There is no plan B. Everything is on God’s schedule – to make all things beautiful – and He is on time – always.

Using the train as illustration, the doors open and I step off, to all that God has in store for me. I leave behind this once runaway train, a life that I once tried to conduct, but nearly collided in utter destruction. Oh, what a comfort to know the sovereignty of God, His absolute headship over my life! Dad, I’m learning to rest in His love and step aside and let him lead, even through a dark tunnel.

I’m reminded of what God said to me over a year ago, one late afternoon. I’m going to do astounding things – things that would even astound you. And so I recall the Scriptures. Is there anything too hard for me? For what is impossible with man, is possible with God. And all things are possible to those who believe.

One of the astounding things is your letters. It opens up the gate to your heart and mine. Whenever I receive them, I hold it tightly in my hand and savor every word.

Only recently I started to notice a change in how I related to the Lord. There’s a renewed confidence and strength. To truly believe His promises like never before. Even my prayers are bolder and stronger as a new found love for Him sweeps over me whenever I call out “Father!”
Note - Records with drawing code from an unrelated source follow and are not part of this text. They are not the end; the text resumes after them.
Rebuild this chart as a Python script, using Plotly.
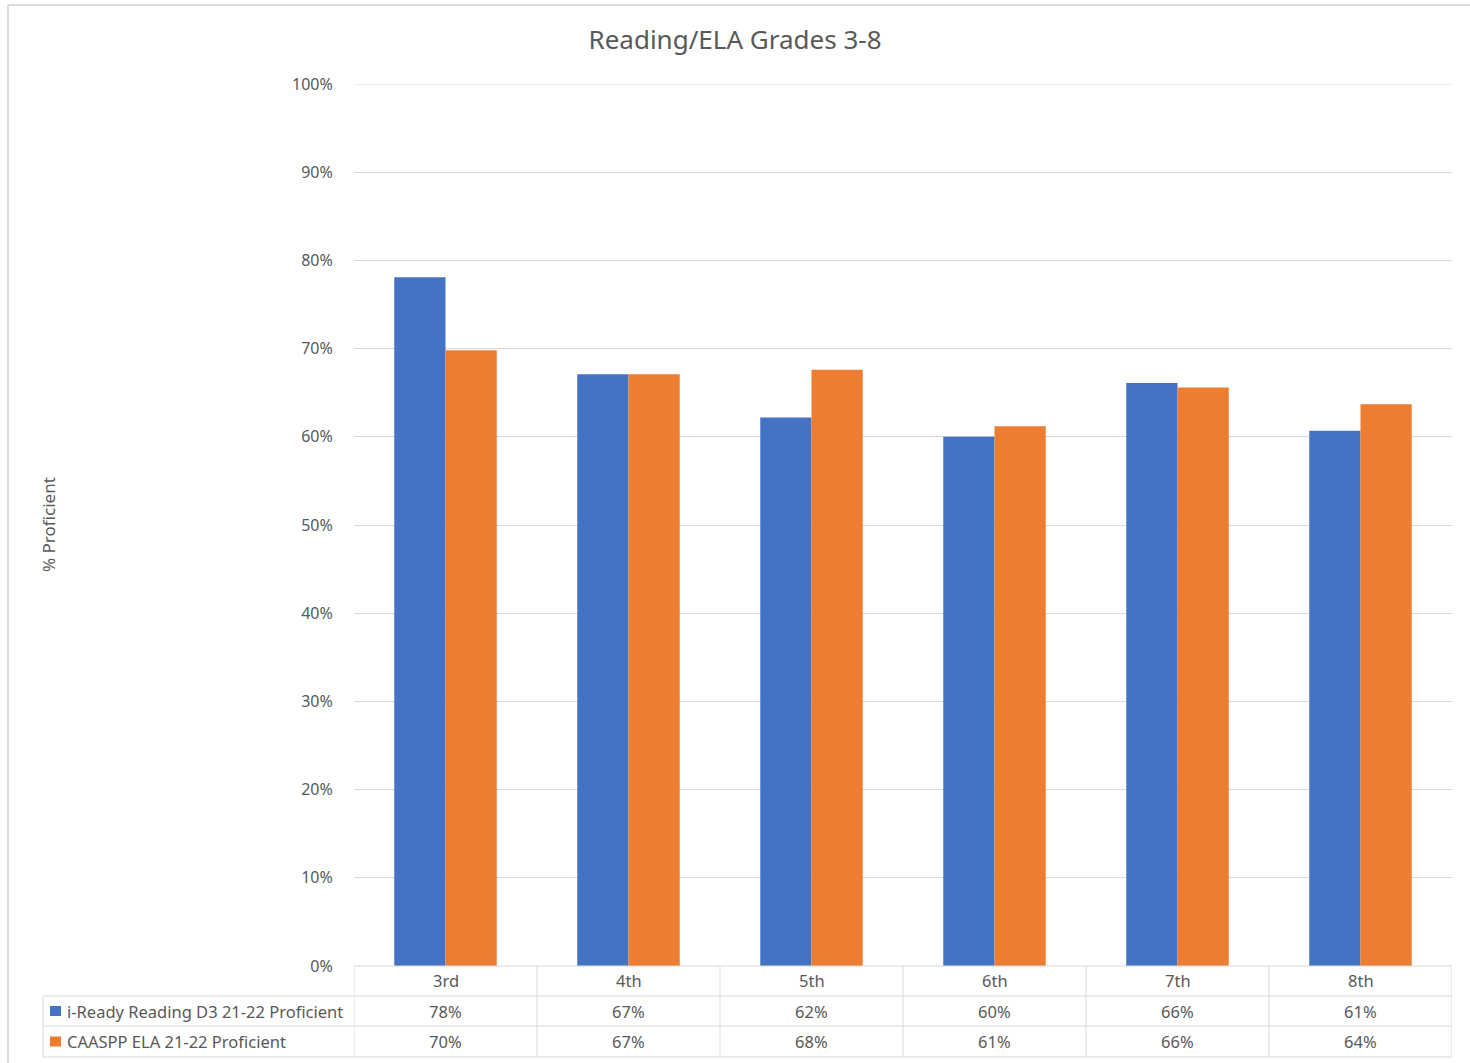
import plotly.graph_objects as go

categories = ["3rd", "4th", "5th", "6th", "7th", "8th"]
series_names = ["i-Ready Reading D3 21-22 Proficient", "CAASPP ELA 21-22 Proficient"]
iready = [0.781, 0.671, 0.622, 0.600, 0.661, 0.607]
caaspp = [0.698, 0.671, 0.676, 0.612, 0.656, 0.637]
y_ticks = [0, 0.1, 0.2, 0.3, 0.4, 0.5, 0.6, 0.7, 0.8, 0.9, 1.0]
colors = ["#4472C4", "#ED7D31"]

W, H = 1470, 1063
L, R, T, B = 354, 18, 84, 97
PW, PH = W - L - R, H - T - B
FONT = "Noto Sans, Open Sans, sans-serif"
GRAY = "#595959"
LINE = "#d9d9d9"


def px_x(px):
    return (px - L) / PW


def px_y(py):
    return (H - B - py) / PH


fig = go.Figure()
for name, vals, c in zip(series_names, [iready, caaspp], colors):
    fig.add_trace(go.Bar(x=categories, y=vals, name=name, marker=dict(color=c, line=dict(width=0))))

shapes = []
annotations = []

# top gridline (at the edge of the range, which plotly does not draw)
shapes.append(dict(type="line", xref="paper", yref="y", x0=0, x1=1, y0=y_ticks[-1], y1=y_ticks[-1],
                   line=dict(color=LINE, width=1), layer="below"))

# table geometry (pixels)
row_edges = [966, 996, 1026, 1057]
table_left = 43
n = len(categories)

# horizontal lines
shapes.append(dict(type="line", xref="x", yref="paper", x0=-0.5, x1=n - 0.5,
                   y0=px_y(row_edges[0]), y1=px_y(row_edges[0]), line=dict(color=LINE, width=1)))
for ry in row_edges[1:]:
    shapes.append(dict(type="line", xref="paper", yref="paper", x0=px_x(table_left), x1=1,
                       y0=px_y(ry), y1=px_y(ry), line=dict(color=LINE, width=1)))
# vertical lines
shapes.append(dict(type="line", xref="paper", yref="paper", x0=px_x(table_left), x1=px_x(table_left),
                   y0=px_y(row_edges[1]), y1=px_y(row_edges[3]), line=dict(color=LINE, width=1)))
for i in range(n + 1):
    shapes.append(dict(type="line", xref="x", yref="paper", x0=i - 0.5, x1=i - 0.5,
                       y0=px_y(row_edges[0]), y1=px_y(row_edges[3]), line=dict(color=LINE, width=1)))

TFS = 16.5
# header row labels
for c in categories:
    annotations.append(dict(x=c, y=px_y((row_edges[0] + row_edges[1]) / 2), xref="x", yref="paper",
                            text=c, showarrow=False, font=dict(family=FONT, size=TFS, color=GRAY),
                            xanchor="center", yanchor="middle"))
# data rows
for r, (name, vals, col) in enumerate(zip(series_names, [iready, caaspp], colors)):
    cy = (row_edges[r + 1] + row_edges[r + 2]) / 2
    shapes.append(dict(type="rect", xref="paper", yref="paper", x0=px_x(50), x1=px_x(61),
                       y0=px_y(cy + 5), y1=px_y(cy - 5), fillcolor=col, line=dict(width=0)))
    annotations.append(dict(x=px_x(65), y=px_y(cy), xref="paper", yref="paper", text=name,
                            showarrow=False, font=dict(family=FONT, size=TFS, color=GRAY),
                            xanchor="left", yanchor="middle"))
    for c, v in zip(categories, vals):
        annotations.append(dict(x=c, y=px_y(cy), xref="x", yref="paper", text=f"{round(v * 100):d}%",
                                showarrow=False, font=dict(family=FONT, size=TFS, color=GRAY),
                                xanchor="center", yanchor="middle"))

# y-axis title
annotations.append(dict(x=px_x(48), y=0.5, xref="paper", yref="paper", text="% Proficient",
                        textangle=-90, showarrow=False, font=dict(family=FONT, size=17, color=GRAY),
                        xanchor="center", yanchor="middle"))

# outer chart frame (top and left edges)
shapes.append(dict(type="line", xref="paper", yref="paper", x0=px_x(8), x1=px_x(1470),
                   y0=px_y(5), y1=px_y(5), line=dict(color="#d0d0d0", width=1.5)))
shapes.append(dict(type="line", xref="paper", yref="paper", x0=px_x(8), x1=px_x(8),
                   y0=px_y(5), y1=px_y(1063), line=dict(color="#d0d0d0", width=1.5)))

fig.update_layout(
    width=W, height=H,
    margin=dict(l=L, r=R, t=T, b=B, autoexpand=False),
    paper_bgcolor="white", plot_bgcolor="white",
    title=dict(text="Reading/ELA Grades 3-8", x=0.5, xref="container", xanchor="center",
               y=1 - 40 / H, yref="container", yanchor="middle",
               font=dict(family=FONT, size=26, color=GRAY)),
    barmode="group", bargap=0.44, bargroupgap=0,
    showlegend=False,
    shapes=shapes, annotations=annotations,
    xaxis=dict(showticklabels=False, showgrid=False, zeroline=False, showline=False, ticks="",
               range=[-0.5, n - 0.5]),
    yaxis=dict(range=[0, 1], tickvals=y_ticks, tickformat=".0%", showgrid=True, gridcolor=LINE,
               gridwidth=1, zeroline=False, showline=False, ticks="outside", ticklen=17,
               tickcolor="rgba(0,0,0,0)", tickfont=dict(family=FONT, size=16, color=GRAY)),
)

fig.write_html("out.html", config={"displayModeBar": False},
               post_script="document.body.style.margin='0';")
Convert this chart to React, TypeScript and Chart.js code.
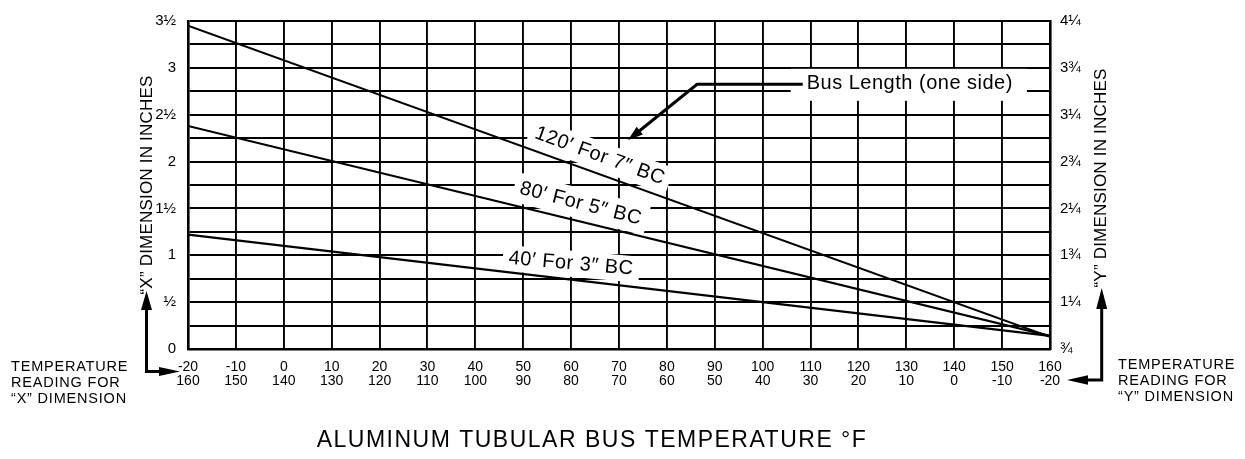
import React, { useEffect, useRef } from "react";
import { Chart, registerables } from "chart.js";

Chart.register(...registerables);

// ---------------- data ----------------
const xReadingTemps = [-20, -10, 0, 10, 20, 30, 40, 50, 60, 70, 80, 90, 100, 110, 120, 130, 140, 150, 160];
const yReadingTemps = [160, 150, 140, 130, 120, 110, 100, 90, 80, 70, 60, 50, 40, 30, 20, 10, 0, -10, -20];
const leftTickValues = [0, 0.5, 1, 1.5, 2, 2.5, 3, 3.5];
const leftTickLabels = ["0", "½", "1", "1½", "2", "2½", "3", "3½"];
const rightTickValues = [0.75, 1.25, 1.75, 2.25, 2.75, 3.25, 3.75, 4.25];
const rightTickLabels = ["¾", "1¼", "1¾", "2¼", "2¾", "3¼", "3¾", "4¼"];

const lineTemps = [-20, 160];
const bus120ft = [3.45, 0.13];
const bus80ft = [2.38, 0.14];
const bus40ft = [1.22, 0.14];
const seriesNames = ["120′ For 7″ BC", "80′ For 5″ BC", "40′ For 3″ BC"];

const xTitle = "ALUMINUM TUBULAR BUS TEMPERATURE °F";
const leftTitle = "“X” DIMENSION IN INCHES";
const rightTitle = "“Y” DIMENSION IN INCHES";
const leftCorner = ["TEMPERATURE", "READING FOR", "“X” DIMENSION"];
const rightCorner = ["TEMPERATURE", "READING FOR", "“Y” DIMENSION"];
const calloutText = "Bus Length (one side)";

// ---------------- layout (not data) ----------------
const FONT = "'Liberation Sans', Arial, Helvetica, sans-serif";
const labelLayout = [
  { t: 66, v: 2.06, angle: 20, padX: 6, h: 28 },
  { t: 62, v: 1.55, angle: 14.5, padX: 6, h: 30 },
  { t: 60, v: 0.91, angle: 5, padX: 6, h: 26 },
];
const callout = { textT: 109.2, v: 2.835, cornerT: 86.3, tipT: 71.9, tipV: 2.23 };

function head(ctx: any, tipX: number, tipY: number, fromX: number, fromY: number, len: number, half: number) {
  const a = Math.atan2(tipY - fromY, tipX - fromX);
  const bx = tipX - len * Math.cos(a);
  const by = tipY - len * Math.sin(a);
  ctx.beginPath();
  ctx.moveTo(tipX, tipY);
  ctx.lineTo(bx + half * Math.sin(a), by - half * Math.cos(a));
  ctx.lineTo(bx - half * Math.sin(a), by + half * Math.cos(a));
  ctx.closePath();
  ctx.fill();
}

const decor = {
  id: "decor",
  beforeDatasetsDraw(chart: any) {
    const { ctx, scales } = chart;
    const x = scales.x;
    const y = scales.y;
    ctx.save();
    ctx.fillStyle = "#fff";
    ctx.font = `20px ${FONT}`;
    ctx.letterSpacing = "0.5px";
    labelLayout.forEach((l, i) => {
      const w = ctx.measureText(seriesNames[i]).width;
      ctx.save();
      ctx.translate(x.getPixelForValue(l.t), y.getPixelForValue(l.v));
      ctx.rotate((l.angle * Math.PI) / 180);
      ctx.fillRect(-w / 2 - l.padX, -l.h / 2, w + 2 * l.padX, l.h);
      ctx.restore();
    });
    const tx = x.getPixelForValue(callout.textT);
    const ty = y.getPixelForValue(callout.v);
    const cw = ctx.measureText(calloutText).width;
    ctx.fillRect(tx - 16, ty - 14.5, cw + 30, 32);
    ctx.restore();
  },
  afterDatasetsDraw(chart: any) {
    const { ctx, scales, chartArea: ca } = chart;
    const x = scales.x;
    const y = scales.y;
    ctx.save();
    ctx.fillStyle = "#000";
    ctx.strokeStyle = "#000";
    // series labels
    ctx.font = `20px ${FONT}`;
    ctx.letterSpacing = "0.5px";
    ctx.textAlign = "center";
    ctx.textBaseline = "middle";
    labelLayout.forEach((l, i) => {
      ctx.save();
      ctx.translate(x.getPixelForValue(l.t), y.getPixelForValue(l.v));
      ctx.rotate((l.angle * Math.PI) / 180);
      ctx.fillText(seriesNames[i], 0, 0);
      ctx.restore();
    });
    // callout
    const tx = x.getPixelForValue(callout.textT);
    const ty = y.getPixelForValue(callout.v);
    ctx.textAlign = "left";
    ctx.fillText(calloutText, tx, ty);
    const ly = ty + 1;
    const cx = x.getPixelForValue(callout.cornerT);
    const tipX = x.getPixelForValue(callout.tipT);
    const tipY = y.getPixelForValue(callout.tipV);
    ctx.lineWidth = 3;
    ctx.lineJoin = "miter";
    const a = Math.atan2(tipY - ly, tipX - cx);
    ctx.beginPath();
    ctx.moveTo(tx - 4, ly);
    ctx.lineTo(cx, ly);
    ctx.lineTo(tipX - 12 * Math.cos(a), tipY - 12 * Math.sin(a));
    ctx.stroke();
    head(ctx, tipX, tipY, cx, ly, 15, 5);

    // axis titles (rotated)
    ctx.font = `17px ${FONT}`;
    ctx.letterSpacing = "0.2px";
    ctx.textAlign = "center";
    ctx.save();
    ctx.translate(ca.left - 41, 185);
    ctx.rotate(-Math.PI / 2);
    ctx.fillText(leftTitle, 0, 0);
    ctx.restore();
    ctx.save();
    ctx.translate(ca.right + 51.7, 178);
    ctx.rotate(-Math.PI / 2);
    ctx.fillText(rightTitle, 0, 0);
    ctx.restore();

    // corner labels
    ctx.font = `14.5px ${FONT}`;
    ctx.letterSpacing = "0.8px";
    ctx.textAlign = "left";
    leftCorner.forEach((s, i) => ctx.fillText(s, 11, 367 + i * 16.2));
    rightCorner.forEach((s, i) => ctx.fillText(s, 1118, 365 + i * 16));

    // corner arrows
    ctx.lineWidth = 3;
    // left
    const lx = ca.left - 41.5;
    ctx.beginPath();
    ctx.moveTo(lx, 308);
    ctx.lineTo(lx, 371.5);
    ctx.lineTo(ca.left - 20, 371.5);
    ctx.stroke();
    head(ctx, lx, 291, lx, 371, 19, 5.5);
    head(ctx, ca.left - 8, 371.5, lx, 371.5, 21, 4.5);
    // right
    const rx = ca.right + 51.7;
    ctx.beginPath();
    ctx.moveTo(rx, 306);
    ctx.lineTo(rx, 380);
    ctx.lineTo(ca.right + 36, 380);
    ctx.stroke();
    head(ctx, rx, 288, rx, 380, 21, 5.5);
    head(ctx, ca.right + 17, 380, rx, 380, 21, 4.7);

    // bottom title
    ctx.font = `23px ${FONT}`;
    ctx.letterSpacing = "1.5px";
    ctx.textAlign = "center";
    ctx.fillText(xTitle, 592, 441);
    ctx.restore();
  },
};

export default function App() {
  const ref = useRef<HTMLCanvasElement | null>(null);
  useEffect(() => {
    if (!ref.current) return;
    const mk = (vals: number[]) => lineTemps.map((t, i) => ({ x: t, y: vals[i] }));
    const lineStyle = {
      borderColor: "#000",
      borderWidth: 2.2,
      pointRadius: 0,
      tension: 0,
      fill: false,
      showLine: true,
    };
    const chart = new Chart(ref.current, {
      type: "line",
      data: {
        datasets: [
          { label: seriesNames[0], data: mk(bus120ft), ...lineStyle },
          { label: seriesNames[1], data: mk(bus80ft), ...lineStyle },
          { label: seriesNames[2], data: mk(bus40ft), ...lineStyle },
        ],
      },
      options: {
        responsive: false,
        maintainAspectRatio: false,
        devicePixelRatio: 1,
        animation: false,
        events: [],
        layout: { padding: { top: 15, left: 0, right: 0, bottom: 0 } },
        plugins: { legend: { display: false }, tooltip: { enabled: false } },
        scales: {
          x: {
            type: "linear",
            position: "bottom",
            min: -20,
            max: 160,
            afterFit: (s: any) => {
              s.height = 110;
            },
            grid: { color: "#000", lineWidth: 1.9, drawTicks: false },
            border: { display: true, color: "#000", width: 2.6 },
            ticks: {
              stepSize: 10,
              autoSkip: false,
              maxRotation: 0,
              minRotation: 0,
              padding: 11,
              color: "#000",
              font: { family: FONT, size: 14, lineHeight: 1 },
              callback: (v: any) => {
                const i = xReadingTemps.indexOf(Math.round(Number(v)));
                return i < 0 ? "" : [String(xReadingTemps[i]), String(yReadingTemps[i])];
              },
            },
          },
          y: {
            type: "linear",
            position: "left",
            min: 0,
            max: 3.5,
            afterFit: (s: any) => {
              s.width = 188;
            },
            grid: { color: "#000", lineWidth: 1.9, drawTicks: false },
            border: { display: true, color: "#000", width: 2.6 },
            ticks: {
              stepSize: 0.25,
              autoSkip: false,
              padding: 12,
              color: "#000",
              font: { family: FONT, size: 15 },
              callback: (v: any) => {
                const i = leftTickValues.findIndex((t) => Math.abs(t - Number(v)) < 1e-6);
                return i < 0 ? "" : leftTickLabels[i];
              },
            },
          },
          y2: {
            type: "linear",
            position: "right",
            min: 0.75,
            max: 4.25,
            afterFit: (s: any) => {
              s.width = 195;
            },
            grid: { display: false, drawTicks: false },
            border: { display: true, color: "#000", width: 2.6 },
            ticks: {
              stepSize: 0.25,
              autoSkip: false,
              padding: 10,
              color: "#000",
              font: { family: FONT, size: 15 },
              callback: (v: any) => {
                const i = rightTickValues.findIndex((t) => Math.abs(t - Number(v)) < 1e-6);
                return i < 0 ? "" : rightTickLabels[i];
              },
            },
          },
        },
      },
      plugins: [decor],
    } as any);
    return () => chart.destroy();
  }, []);
  return (
    <div style={{ position: "absolute", left: 0, top: 0, width: 1245, height: 459, background: "#fff" }}>
      <canvas ref={ref} width={1245} height={459} style={{ display: "block", width: 1245, height: 459 }} />
    </div>
  );
}
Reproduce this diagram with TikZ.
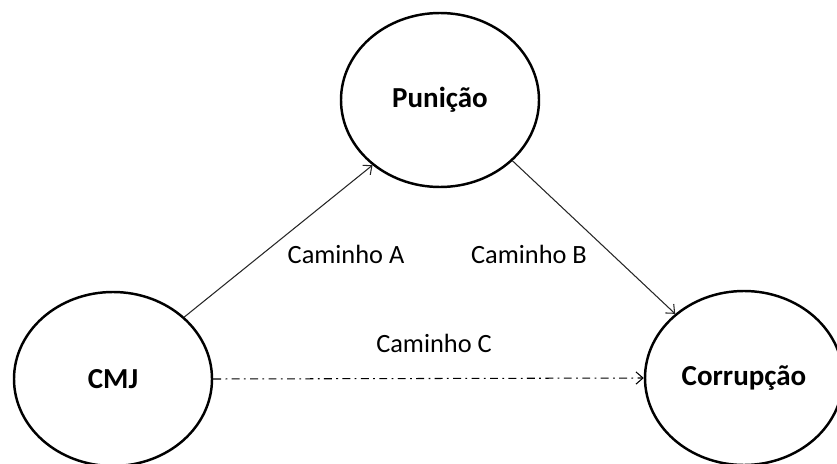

And this is the astounding thing.

The gaps and breeches in my soul, that at times felt more like the Grand Canyon, are starting to fill in. Every letter I learn a little more about you, a little more trust and love is expressed and this has translated to relating to God as a good and kind Father.

Just like my Daddy.

So, thank you, Dad for your words of encouragement. Thank you for taking the time to tell me about your day, your pain and victories. No longer are the words father and trust just some nice phrase, but a powerful truth melding together to press me onward to a brighter future!

As you stated in your letter, that I could ask you any question, but truth be told I’m satisfied. I have no questions to ask, but remain content to know my father in this present, precious season. For as long as God grants us breath our todays will far pale in comparison to our yesterdays. Indeed, we are moving from glory to glory as we are changed in His image!

In my immaturity I wanted an ideal father, but as I grow older, it’s the father that I read in your letters, that I want the most. May I make you proud by living this life for God alone both in my life and in my death.